Hungary planning ‘massive’ new border fence to keep out refugees as PM vows to ‘hold them back by force’

Viktor Orban calls for ‘defence’ against possible surge if EU-Turkey deal collapses

Lizzie Dearden
Saturday 27 August 2016 10:22 BST
Syrian migrants cross under a fence into Hungary at the border with Serbia, near Roszke, 26 August, 2015
Syrian migrants cross under a fence into Hungary at the border with Serbia, near Roszke, 26 August, 2015

Hungary is planning a new and even “more massive” fence to prevent refugees from crossing its border on their way to western Europe.

The Prime Minister, Viktor Orban, said the construction would stop any surge in asylum seekers if the EU-Turkey deal reducing boat crossings over the Aegean Sea collapses.

“Technical planning is under way to erect a more massive defence system next to the existing line of defence, which was built quickly [last year],” he said.

Hungary jails 10 migrants

The existing razor-wire construction runs the entire length of Hungary’s borders with Serbia and Croatia, where hundreds of thousands of migrants have crossed during the refugee crisis.

The fence has been credited with sharply reducing flows, although footage has shown refugees attempting to climb or crawl under it.

It is one of several controversial policies brought in by Mr Orban, who previously called migrants a “poison” and is known for his anti-immigration views.

He said there could soon be a “greater need for security” at the borders if Turkey defualts on its agreement to keep refugees in the country and accept failed asylum seekers from Greece.

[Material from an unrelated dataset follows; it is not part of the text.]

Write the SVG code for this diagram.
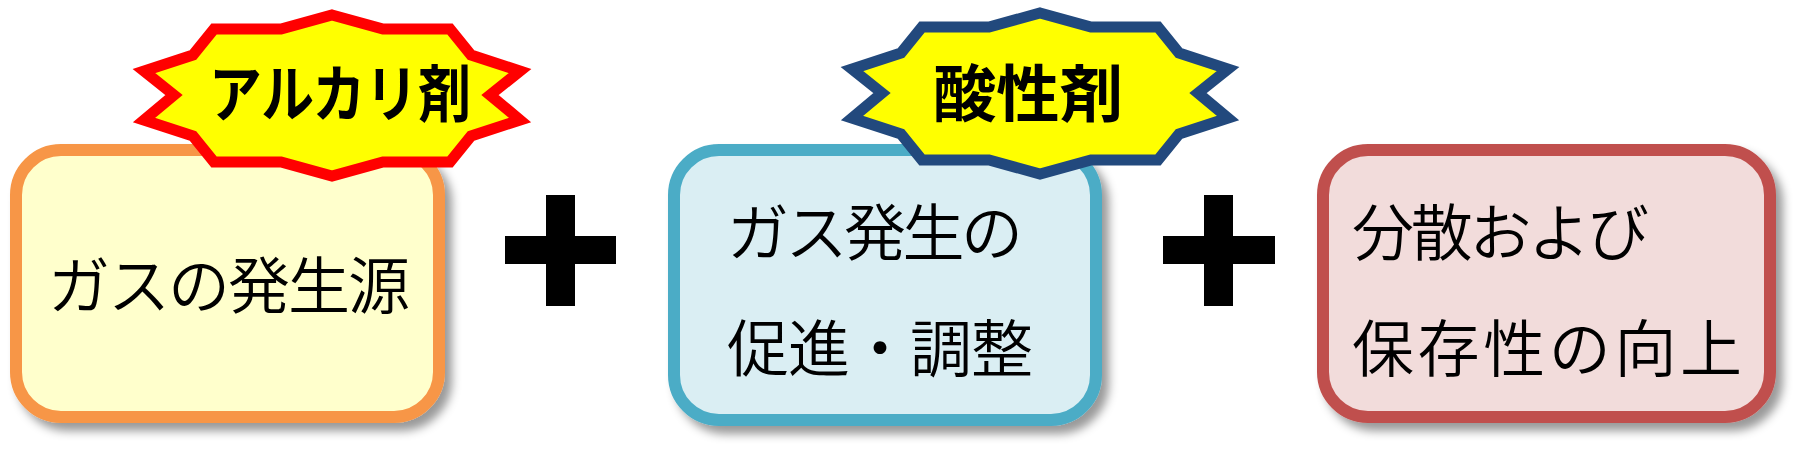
<svg xmlns="http://www.w3.org/2000/svg" width="1804" height="455" viewBox="0 0 1804 455">
<style>
.box{stroke-width:12;filter:url(#sh)}
.txt{font-family:"Noto Sans CJK JP","Noto Sans CJK SC",sans-serif;font-size:62px;font-weight:350;fill:#000}
.lbl{font-family:"Noto Sans CJK JP","Noto Sans CJK SC",sans-serif;font-size:62px;font-weight:bold;fill:#000;text-anchor:middle}
.star{fill:#FFFF00;stroke-width:11;stroke-linejoin:miter;stroke-miterlimit:10}
.plus{fill:#000}
</style>
<defs>
<filter id="sh" x="-10%" y="-10%" width="130%" height="130%">
<feDropShadow dx="7" dy="8" stdDeviation="5" flood-color="#000" flood-opacity="0.4"/>
</filter>
<polygon id="starshape" points="332,15 383,29 450,29 471,55 520,71 490,95 520,120 471,136 450,162 383,162 332,176 281,162 214,162 193,136 144,120 174,95 144,71 193,55 214,29 281,29"/>
</defs>
<rect width="1804" height="455" fill="#FFFFFF"/>
<g id="connectors">
<path class="plus" d="M546,195h29v41h41v28h-41v42h-29v-42h-41v-28h41z"/>
<path class="plus" d="M1204,195h29v41h42v28h-42v42h-29v-42h-41v-28h41z"/>
</g>
<g id="node-gas-source">
<rect class="box" x="16" y="150" width="423" height="267" rx="45" fill="#FFFFCC" stroke="#F79646"/>
<text class="txt" x="48" y="309" textLength="362" lengthAdjust="spacing">ガスの発生源</text>
</g>
<g id="node-gas-control">
<rect class="box" x="674" y="150" width="422" height="270" rx="45" fill="#DAEEF3" stroke="#4BACC6"/>
<text class="txt" x="727" y="256" textLength="296" lengthAdjust="spacing">ガス発生の</text>
<text class="txt" x="727" y="372" textLength="306" lengthAdjust="spacing">促進・調整</text>
</g>
<g id="node-dispersion">
<rect class="box" x="1323" y="150" width="447" height="267" rx="45" fill="#F2DCDB" stroke="#C0504D"/>
<text class="txt" x="1352" y="256" textLength="297" lengthAdjust="spacing">分散および</text>
<text class="txt" x="1352" y="372" textLength="390" lengthAdjust="spacing">保存性の向上</text>
</g>
<g id="node-alkali">
<use href="#starshape" class="star" stroke="#FF0000"/>
<text class="lbl" x="340" y="117" textLength="262" lengthAdjust="spacingAndGlyphs">アルカリ剤</text>
</g>
<g id="node-acid">
<use href="#starshape" class="star" stroke="#22497D" transform="translate(708,-2)"/>
<text class="lbl" x="1028" y="117" textLength="190" lengthAdjust="spacingAndGlyphs">酸性剤</text>
</g>
</svg>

“If we can’t do it nicely, we have to hold them back by force,” Mr Orban said. “And we will do it, too.”

Turkish ministers have threatened to withdraw from the deal, which has caused a sharp drop in boats crossing the Aegean Sea since March, amid anger delays in an EU visa waiver programme and the response to a failed coup to oust Recep Tayyip Erdogan.

Mr Orban said it was in Europe’s interest to work with Turkey on security and other issues.

“Immigration and migrants damage Europe’s security, [they] are a threat to people and bring terrorism upon us,” he said, arguing that this was caused by allowing the uncontrolled entry of large numbers of people “from areas where Europe and the Western world are seen as the enemy”.

Calling for stronger controls at Europe’s external borders, he announced 3,000 new “border hunters” to tighten control at Hungary’s fences.

They have been widely condemned by human rights groups following protests by thousands of stranded migrants last year, who were beat back by police officers armed with truncheons, tear gas and water cannons.

Soldiers work on the fence along the now-finished Croatian border

It recently emerged security forces have begun making scarecrows along the fences in crude attempts to deter refugees, while one Hungarian MEP suggested pig heads should be hung there last week.

Hungary has also introduced controversial legislation that allows officials to return migrants to Serbia if they are caught within five miles of the border.

But officials have denied repeated allegations that officers have used force to “escort” the migrants and refugees back to Serbia.

Of 177,135 asylum applicants to Hungary in 2015, just 146 were approved, according to government statistics.

The government has called a referendum on 2 October seeking political support for the rejection of any EU plans to introduce refugee quotas among its member countries.

Meanwhile, Norway has started building its own fence along its border with Russia to keep out refugees using the route into Scandinavia.